## WHAT THIS TASK INVOLVES
Omit all images. Transcribe the rest of the material below exactly.

## DATA BLOCK
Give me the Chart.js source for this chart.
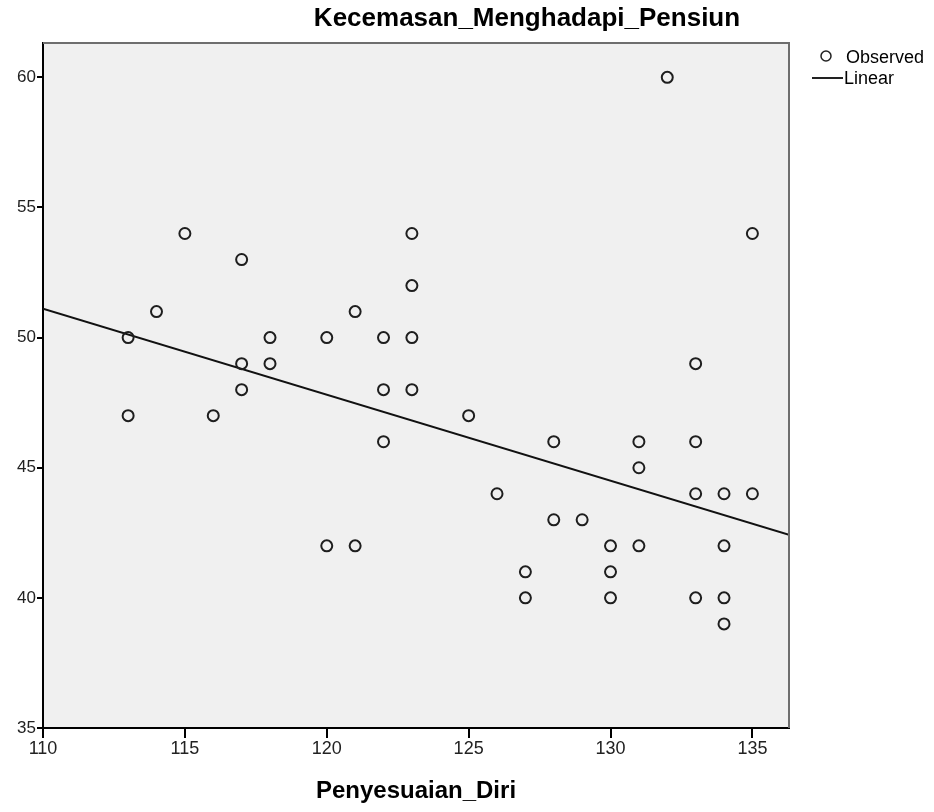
<!DOCTYPE html>
<html>
<head>
<meta charset="utf-8">
<script src="https://cdn.jsdelivr.net/npm/chart.js@4"></script>
<style>
  html, body { margin: 0; padding: 0; background: #fff; }
  #wrap { width: 934px; height: 812px; }
</style>
</head>
<body>
<div id="wrap"><canvas id="scatterChart" width="934" height="812"></canvas></div>
<script>
// --------------------------
// Data
// --------------------------
const obsX = [113, 113, 114, 115, 116, 117, 117, 117, 118, 118,
              120, 120, 121, 121, 122, 122, 122, 123, 123, 123,
              123, 125, 126, 127, 127, 128, 128, 129, 130, 130,
              130, 131, 131, 131, 132, 133, 133, 133, 133, 134,
              134, 134, 134, 135, 135];
const obsY = [50, 47, 51, 54, 47, 53, 49, 48, 50, 49,
              50, 42, 51, 42, 50, 48, 46, 54, 52, 50,
              48, 47, 44, 41, 40, 46, 43, 43, 42, 41,
              40, 46, 45, 42, 60, 49, 46, 44, 40, 44,
              42, 40, 39, 54, 44];

// linear fit line endpoints
const fitX = [110, 136.29];
const fitY = [51.11, 42.42];

const xTicks = [110, 115, 120, 125, 130, 135];
const yTicks = [35, 40, 45, 50, 55, 60];

const chartTitle = "Kecemasan_Menghadapi_Pensiun";
const xTitle = "Penyesuaian_Diri";
const legendLabels = ["Observed", "Linear"];

const FONT = "'Liberation Sans', Arial, sans-serif";

// --------------------------
// Plugins: background, frame, titles, legend
// --------------------------
const spssDecor = {
  id: "spssDecor",
  beforeDraw(chart) {
    const { ctx, chartArea: a } = chart;
    ctx.save();
    ctx.fillStyle = "#ffffff";
    ctx.fillRect(0, 0, chart.width, chart.height);
    ctx.fillStyle = "#f0f0f0";
    ctx.fillRect(a.left, a.top, a.right - a.left, a.bottom - a.top);
    ctx.restore();
  },
  afterDraw(chart) {
    const { ctx, chartArea: a } = chart;
    ctx.save();
    // top + right frame
    ctx.strokeStyle = "#6e6e6e";
    ctx.lineWidth = 2;
    ctx.beginPath();
    ctx.moveTo(a.left, a.top);
    ctx.lineTo(a.right, a.top);
    ctx.lineTo(a.right, a.bottom);
    ctx.stroke();

    // titles
    ctx.fillStyle = "#000";
    ctx.textAlign = "center";
    ctx.textBaseline = "middle";
    ctx.font = "bold 26px " + FONT;
    ctx.fillText(chartTitle, 527, 19);
    ctx.font = "bold 24px " + FONT;
    ctx.fillText(xTitle, (a.left + a.right) / 2, 791);

    // legend
    ctx.font = "18px " + FONT;
    ctx.textAlign = "left";
    ctx.strokeStyle = "#222";
    ctx.lineWidth = 1.5;
    ctx.beginPath();
    ctx.arc(826, 56, 5, 0, Math.PI * 2);
    ctx.stroke();
    ctx.fillText(legendLabels[0], 846, 58);
    ctx.lineWidth = 2;
    ctx.beginPath();
    ctx.moveTo(812, 78);
    ctx.lineTo(843, 78);
    ctx.stroke();
    ctx.fillText(legendLabels[1], 844, 79);
    ctx.restore();
  },
};

// --------------------------
// Chart
// --------------------------
const scatterChart = new Chart(document.getElementById("scatterChart"), {
  type: "scatter",
  data: {
    datasets: [
      {
        label: legendLabels[0],
        data: obsX.map((x, i) => ({ x: x, y: obsY[i] })),
        pointStyle: "circle",
        pointRadius: 5.5,
        pointBorderWidth: 2,
        pointBorderColor: "#1e1e1e",
        pointBackgroundColor: "rgba(0,0,0,0)",
        order: 1,
      },
      {
        label: legendLabels[1],
        type: "line",
        data: fitX.map((x, i) => ({ x: x, y: fitY[i] })),
        borderColor: "#111",
        borderWidth: 2,
        pointRadius: 0,
        fill: false,
        order: 2,
      },
    ],
  },
  options: {
    responsive: false,
    animation: false,
    events: [],
    layout: { padding: { top: 43, right: 145, bottom: 0, left: 0 } },
    plugins: {
      legend: { display: false },
      title: { display: false },
      tooltip: { enabled: false },
    },
    scales: {
      x: {
        type: "linear",
        min: 110,
        max: 136.29,
        afterFit: (s) => { s.height = 84; },
        afterBuildTicks: (s) => { s.ticks = xTicks.map((v) => ({ value: v })); },
        border: { display: true, color: "#000", width: 2 },
        grid: { drawOnChartArea: false, tickLength: 10, tickColor: "#000", lineWidth: 2 },
        ticks: { font: { family: FONT, size: 18 }, color: "#222", padding: 0, maxRotation: 0 },
      },
      y: {
        type: "linear",
        min: 35,
        max: 61.32,
        afterFit: (s) => { s.width = 43; },
        afterBuildTicks: (s) => { s.ticks = yTicks.map((v) => ({ value: v })); },
        border: { display: true, color: "#000", width: 2 },
        grid: { drawOnChartArea: false, tickLength: 6, tickColor: "#000", lineWidth: 2 },
        ticks: { font: { family: FONT, size: 17 }, color: "#222", padding: 1 },
      },
    },
  },
  plugins: [spssDecor],
});
</script>
</body>
</html>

## ANSWER BELOW
Give me the Chart.js source for this chart.
<!DOCTYPE html>
<html>
<head>
<meta charset="utf-8">
<script src="https://cdn.jsdelivr.net/npm/chart.js@4"></script>
<style>
  html, body { margin: 0; padding: 0; background: #fff; }
  #wrap { width: 934px; height: 812px; }
</style>
</head>
<body>
<div id="wrap"><canvas id="scatterChart" width="934" height="812"></canvas></div>
<script>
// --------------------------
// Data
// --------------------------
const obsX = [113, 113, 114, 115, 116, 117, 117, 117, 118, 118,
              120, 120, 121, 121, 122, 122, 122, 123, 123, 123,
              123, 125, 126, 127, 127, 128, 128, 129, 130, 130,
              130, 131, 131, 131, 132, 133, 133, 133, 133, 134,
              134, 134, 134, 135, 135];
const obsY = [50, 47, 51, 54, 47, 53, 49, 48, 50, 49,
              50, 42, 51, 42, 50, 48, 46, 54, 52, 50,
              48, 47, 44, 41, 40, 46, 43, 43, 42, 41,
              40, 46, 45, 42, 60, 49, 46, 44, 40, 44,
              42, 40, 39, 54, 44];

// linear fit line endpoints
const fitX = [110, 136.29];
const fitY = [51.11, 42.42];

const xTicks = [110, 115, 120, 125, 130, 135];
const yTicks = [35, 40, 45, 50, 55, 60];

const chartTitle = "Kecemasan_Menghadapi_Pensiun";
const xTitle = "Penyesuaian_Diri";
const legendLabels = ["Observed", "Linear"];

const FONT = "'Liberation Sans', Arial, sans-serif";

// --------------------------
// Plugins: background, frame, titles, legend
// --------------------------
const spssDecor = {
  id: "spssDecor",
  beforeDraw(chart) {
    const { ctx, chartArea: a } = chart;
    ctx.save();
    ctx.fillStyle = "#ffffff";
    ctx.fillRect(0, 0, chart.width, chart.height);
    ctx.fillStyle = "#f0f0f0";
    ctx.fillRect(a.left, a.top, a.right - a.left, a.bottom - a.top);
    ctx.restore();
  },
  afterDraw(chart) {
    const { ctx, chartArea: a } = chart;
    ctx.save();
    // top + right frame
    ctx.strokeStyle = "#6e6e6e";
    ctx.lineWidth = 2;
    ctx.beginPath();
    ctx.moveTo(a.left, a.top);
    ctx.lineTo(a.right, a.top);
    ctx.lineTo(a.right, a.bottom);
    ctx.stroke();

    // titles
    ctx.fillStyle = "#000";
    ctx.textAlign = "center";
    ctx.textBaseline = "middle";
    ctx.font = "bold 26px " + FONT;
    ctx.fillText(chartTitle, 527, 19);
    ctx.font = "bold 24px " + FONT;
    ctx.fillText(xTitle, (a.left + a.right) / 2, 791);

    // legend
    ctx.font = "18px " + FONT;
    ctx.textAlign = "left";
    ctx.strokeStyle = "#222";
    ctx.lineWidth = 1.5;
    ctx.beginPath();
    ctx.arc(826, 56, 5, 0, Math.PI * 2);
    ctx.stroke();
    ctx.fillText(legendLabels[0], 846, 58);
    ctx.lineWidth = 2;
    ctx.beginPath();
    ctx.moveTo(812, 78);
    ctx.lineTo(843, 78);
    ctx.stroke();
    ctx.fillText(legendLabels[1], 844, 79);
    ctx.restore();
  },
};

// --------------------------
// Chart
// --------------------------
const scatterChart = new Chart(document.getElementById("scatterChart"), {
  type: "scatter",
  data: {
    datasets: [
      {
        label: legendLabels[0],
        data: obsX.map((x, i) => ({ x: x, y: obsY[i] })),
        pointStyle: "circle",
        pointRadius: 5.5,
        pointBorderWidth: 2,
        pointBorderColor: "#1e1e1e",
        pointBackgroundColor: "rgba(0,0,0,0)",
        order: 1,
      },
      {
        label: legendLabels[1],
        type: "line",
        data: fitX.map((x, i) => ({ x: x, y: fitY[i] })),
        borderColor: "#111",
        borderWidth: 2,
        pointRadius: 0,
        fill: false,
        order: 2,
      },
    ],
  },
  options: {
    responsive: false,
    animation: false,
    events: [],
    layout: { padding: { top: 43, right: 145, bottom: 0, left: 0 } },
    plugins: {
      legend: { display: false },
      title: { display: false },
      tooltip: { enabled: false },
    },
    scales: {
      x: {
        type: "linear",
        min: 110,
        max: 136.29,
        afterFit: (s) => { s.height = 84; },
        afterBuildTicks: (s) => { s.ticks = xTicks.map((v) => ({ value: v })); },
        border: { display: true, color: "#000", width: 2 },
        grid: { drawOnChartArea: false, tickLength: 10, tickColor: "#000", lineWidth: 2 },
        ticks: { font: { family: FONT, size: 18 }, color: "#222", padding: 0, maxRotation: 0 },
      },
      y: {
        type: "linear",
        min: 35,
        max: 61.32,
        afterFit: (s) => { s.width = 43; },
        afterBuildTicks: (s) => { s.ticks = yTicks.map((v) => ({ value: v })); },
        border: { display: true, color: "#000", width: 2 },
        grid: { drawOnChartArea: false, tickLength: 6, tickColor: "#000", lineWidth: 2 },
        ticks: { font: { family: FONT, size: 17 }, color: "#222", padding: 1 },
      },
    },
  },
  plugins: [spssDecor],
});
</script>
</body>
</html>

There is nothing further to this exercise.